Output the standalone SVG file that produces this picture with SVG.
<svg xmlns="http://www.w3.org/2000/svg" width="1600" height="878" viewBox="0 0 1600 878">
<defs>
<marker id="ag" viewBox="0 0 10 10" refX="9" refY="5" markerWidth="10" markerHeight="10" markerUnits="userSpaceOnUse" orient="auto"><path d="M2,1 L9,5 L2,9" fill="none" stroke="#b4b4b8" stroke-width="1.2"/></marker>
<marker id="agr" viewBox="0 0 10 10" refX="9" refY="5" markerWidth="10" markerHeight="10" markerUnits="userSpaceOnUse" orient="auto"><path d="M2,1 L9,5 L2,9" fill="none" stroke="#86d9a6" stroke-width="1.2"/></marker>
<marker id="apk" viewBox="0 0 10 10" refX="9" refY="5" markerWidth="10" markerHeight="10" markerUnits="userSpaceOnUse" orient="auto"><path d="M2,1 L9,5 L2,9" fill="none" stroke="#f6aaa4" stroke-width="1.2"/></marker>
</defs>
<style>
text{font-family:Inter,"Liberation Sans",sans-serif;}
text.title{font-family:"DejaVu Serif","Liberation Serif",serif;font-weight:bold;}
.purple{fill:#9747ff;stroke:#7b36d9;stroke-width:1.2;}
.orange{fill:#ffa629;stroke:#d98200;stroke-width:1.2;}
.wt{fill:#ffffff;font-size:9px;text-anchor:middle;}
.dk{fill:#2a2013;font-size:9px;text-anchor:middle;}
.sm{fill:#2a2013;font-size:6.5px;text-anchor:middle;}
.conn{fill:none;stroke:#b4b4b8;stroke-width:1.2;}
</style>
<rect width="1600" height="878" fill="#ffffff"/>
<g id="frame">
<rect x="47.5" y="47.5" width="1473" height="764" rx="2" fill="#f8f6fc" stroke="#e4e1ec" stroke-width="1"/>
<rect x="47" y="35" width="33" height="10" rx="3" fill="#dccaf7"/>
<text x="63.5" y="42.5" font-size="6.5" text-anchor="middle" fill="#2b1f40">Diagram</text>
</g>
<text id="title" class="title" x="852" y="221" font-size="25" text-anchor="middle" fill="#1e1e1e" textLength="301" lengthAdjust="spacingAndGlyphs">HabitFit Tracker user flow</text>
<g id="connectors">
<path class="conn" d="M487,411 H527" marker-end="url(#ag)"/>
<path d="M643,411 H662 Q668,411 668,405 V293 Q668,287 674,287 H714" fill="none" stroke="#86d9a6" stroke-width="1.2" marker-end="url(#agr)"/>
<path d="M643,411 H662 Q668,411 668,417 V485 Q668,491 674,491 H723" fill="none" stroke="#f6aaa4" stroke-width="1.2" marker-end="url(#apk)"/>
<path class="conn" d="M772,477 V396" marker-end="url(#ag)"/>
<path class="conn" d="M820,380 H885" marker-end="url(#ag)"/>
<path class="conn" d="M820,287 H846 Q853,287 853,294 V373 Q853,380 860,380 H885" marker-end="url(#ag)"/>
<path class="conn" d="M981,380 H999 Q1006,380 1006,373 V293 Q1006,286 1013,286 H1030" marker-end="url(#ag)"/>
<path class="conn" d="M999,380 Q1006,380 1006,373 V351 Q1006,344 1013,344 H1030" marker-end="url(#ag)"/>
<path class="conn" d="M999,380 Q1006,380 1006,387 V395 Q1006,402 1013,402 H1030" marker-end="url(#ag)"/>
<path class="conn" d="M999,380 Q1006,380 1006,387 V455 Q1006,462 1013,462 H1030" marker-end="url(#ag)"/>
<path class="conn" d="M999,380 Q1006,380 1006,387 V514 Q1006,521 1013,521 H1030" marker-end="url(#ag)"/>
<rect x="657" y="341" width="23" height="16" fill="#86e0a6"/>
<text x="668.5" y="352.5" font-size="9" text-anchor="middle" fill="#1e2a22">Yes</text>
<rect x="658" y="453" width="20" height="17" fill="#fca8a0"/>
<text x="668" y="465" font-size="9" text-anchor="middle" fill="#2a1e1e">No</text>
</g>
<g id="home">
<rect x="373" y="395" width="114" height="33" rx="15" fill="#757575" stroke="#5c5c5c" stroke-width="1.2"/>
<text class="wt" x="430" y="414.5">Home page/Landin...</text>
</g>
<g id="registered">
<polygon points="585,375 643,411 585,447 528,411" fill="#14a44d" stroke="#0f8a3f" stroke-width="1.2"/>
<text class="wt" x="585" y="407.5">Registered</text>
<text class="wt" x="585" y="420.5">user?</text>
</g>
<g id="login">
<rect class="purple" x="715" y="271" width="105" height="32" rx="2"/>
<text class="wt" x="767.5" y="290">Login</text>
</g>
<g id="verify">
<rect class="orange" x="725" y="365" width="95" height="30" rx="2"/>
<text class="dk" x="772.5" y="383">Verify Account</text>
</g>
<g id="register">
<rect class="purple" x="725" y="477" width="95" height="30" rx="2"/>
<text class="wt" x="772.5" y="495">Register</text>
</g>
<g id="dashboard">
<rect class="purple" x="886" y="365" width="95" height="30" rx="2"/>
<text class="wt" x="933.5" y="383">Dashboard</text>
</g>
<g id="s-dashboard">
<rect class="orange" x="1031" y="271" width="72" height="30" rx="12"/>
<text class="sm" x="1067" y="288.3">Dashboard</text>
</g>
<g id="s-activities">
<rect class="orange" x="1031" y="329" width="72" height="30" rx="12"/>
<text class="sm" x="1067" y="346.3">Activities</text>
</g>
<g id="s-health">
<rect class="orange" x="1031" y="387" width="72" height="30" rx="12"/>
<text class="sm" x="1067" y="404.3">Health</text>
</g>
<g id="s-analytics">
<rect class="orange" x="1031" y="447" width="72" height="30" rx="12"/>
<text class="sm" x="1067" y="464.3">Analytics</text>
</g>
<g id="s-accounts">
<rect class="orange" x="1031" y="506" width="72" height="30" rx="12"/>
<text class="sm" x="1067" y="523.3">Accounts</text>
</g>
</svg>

··········

Your task is to repeat the data exactly; please include every line.

- Solution to the problem:
Output the standalone SVG file that produces this picture with SVG.
<svg xmlns="http://www.w3.org/2000/svg" width="1600" height="878" viewBox="0 0 1600 878">
<defs>
<marker id="ag" viewBox="0 0 10 10" refX="9" refY="5" markerWidth="10" markerHeight="10" markerUnits="userSpaceOnUse" orient="auto"><path d="M2,1 L9,5 L2,9" fill="none" stroke="#b4b4b8" stroke-width="1.2"/></marker>
<marker id="agr" viewBox="0 0 10 10" refX="9" refY="5" markerWidth="10" markerHeight="10" markerUnits="userSpaceOnUse" orient="auto"><path d="M2,1 L9,5 L2,9" fill="none" stroke="#86d9a6" stroke-width="1.2"/></marker>
<marker id="apk" viewBox="0 0 10 10" refX="9" refY="5" markerWidth="10" markerHeight="10" markerUnits="userSpaceOnUse" orient="auto"><path d="M2,1 L9,5 L2,9" fill="none" stroke="#f6aaa4" stroke-width="1.2"/></marker>
</defs>
<style>
text{font-family:Inter,"Liberation Sans",sans-serif;}
text.title{font-family:"DejaVu Serif","Liberation Serif",serif;font-weight:bold;}
.purple{fill:#9747ff;stroke:#7b36d9;stroke-width:1.2;}
.orange{fill:#ffa629;stroke:#d98200;stroke-width:1.2;}
.wt{fill:#ffffff;font-size:9px;text-anchor:middle;}
.dk{fill:#2a2013;font-size:9px;text-anchor:middle;}
.sm{fill:#2a2013;font-size:6.5px;text-anchor:middle;}
.conn{fill:none;stroke:#b4b4b8;stroke-width:1.2;}
</style>
<rect width="1600" height="878" fill="#ffffff"/>
<g id="frame">
<rect x="47.5" y="47.5" width="1473" height="764" rx="2" fill="#f8f6fc" stroke="#e4e1ec" stroke-width="1"/>
<rect x="47" y="35" width="33" height="10" rx="3" fill="#dccaf7"/>
<text x="63.5" y="42.5" font-size="6.5" text-anchor="middle" fill="#2b1f40">Diagram</text>
</g>
<text id="title" class="title" x="852" y="221" font-size="25" text-anchor="middle" fill="#1e1e1e" textLength="301" lengthAdjust="spacingAndGlyphs">HabitFit Tracker user flow</text>
<g id="connectors">
<path class="conn" d="M487,411 H527" marker-end="url(#ag)"/>
<path d="M643,411 H662 Q668,411 668,405 V293 Q668,287 674,287 H714" fill="none" stroke="#86d9a6" stroke-width="1.2" marker-end="url(#agr)"/>
<path d="M643,411 H662 Q668,411 668,417 V485 Q668,491 674,491 H723" fill="none" stroke="#f6aaa4" stroke-width="1.2" marker-end="url(#apk)"/>
<path class="conn" d="M772,477 V396" marker-end="url(#ag)"/>
<path class="conn" d="M820,380 H885" marker-end="url(#ag)"/>
<path class="conn" d="M820,287 H846 Q853,287 853,294 V373 Q853,380 860,380 H885" marker-end="url(#ag)"/>
<path class="conn" d="M981,380 H999 Q1006,380 1006,373 V293 Q1006,286 1013,286 H1030" marker-end="url(#ag)"/>
<path class="conn" d="M999,380 Q1006,380 1006,373 V351 Q1006,344 1013,344 H1030" marker-end="url(#ag)"/>
<path class="conn" d="M999,380 Q1006,380 1006,387 V395 Q1006,402 1013,402 H1030" marker-end="url(#ag)"/>
<path class="conn" d="M999,380 Q1006,380 1006,387 V455 Q1006,462 1013,462 H1030" marker-end="url(#ag)"/>
<path class="conn" d="M999,380 Q1006,380 1006,387 V514 Q1006,521 1013,521 H1030" marker-end="url(#ag)"/>
<rect x="657" y="341" width="23" height="16" fill="#86e0a6"/>
<text x="668.5" y="352.5" font-size="9" text-anchor="middle" fill="#1e2a22">Yes</text>
<rect x="658" y="453" width="20" height="17" fill="#fca8a0"/>
<text x="668" y="465" font-size="9" text-anchor="middle" fill="#2a1e1e">No</text>
</g>
<g id="home">
<rect x="373" y="395" width="114" height="33" rx="15" fill="#757575" stroke="#5c5c5c" stroke-width="1.2"/>
<text class="wt" x="430" y="414.5">Home page/Landin...</text>
</g>
<g id="registered">
<polygon points="585,375 643,411 585,447 528,411" fill="#14a44d" stroke="#0f8a3f" stroke-width="1.2"/>
<text class="wt" x="585" y="407.5">Registered</text>
<text class="wt" x="585" y="420.5">user?</text>
</g>
<g id="login">
<rect class="purple" x="715" y="271" width="105" height="32" rx="2"/>
<text class="wt" x="767.5" y="290">Login</text>
</g>
<g id="verify">
<rect class="orange" x="725" y="365" width="95" height="30" rx="2"/>
<text class="dk" x="772.5" y="383">Verify Account</text>
</g>
<g id="register">
<rect class="purple" x="725" y="477" width="95" height="30" rx="2"/>
<text class="wt" x="772.5" y="495">Register</text>
</g>
<g id="dashboard">
<rect class="purple" x="886" y="365" width="95" height="30" rx="2"/>
<text class="wt" x="933.5" y="383">Dashboard</text>
</g>
<g id="s-dashboard">
<rect class="orange" x="1031" y="271" width="72" height="30" rx="12"/>
<text class="sm" x="1067" y="288.3">Dashboard</text>
</g>
<g id="s-activities">
<rect class="orange" x="1031" y="329" width="72" height="30" rx="12"/>
<text class="sm" x="1067" y="346.3">Activities</text>
</g>
<g id="s-health">
<rect class="orange" x="1031" y="387" width="72" height="30" rx="12"/>
<text class="sm" x="1067" y="404.3">Health</text>
</g>
<g id="s-analytics">
<rect class="orange" x="1031" y="447" width="72" height="30" rx="12"/>
<text class="sm" x="1067" y="464.3">Analytics</text>
</g>
<g id="s-accounts">
<rect class="orange" x="1031" y="506" width="72" height="30" rx="12"/>
<text class="sm" x="1067" y="523.3">Accounts</text>
</g>
</svg>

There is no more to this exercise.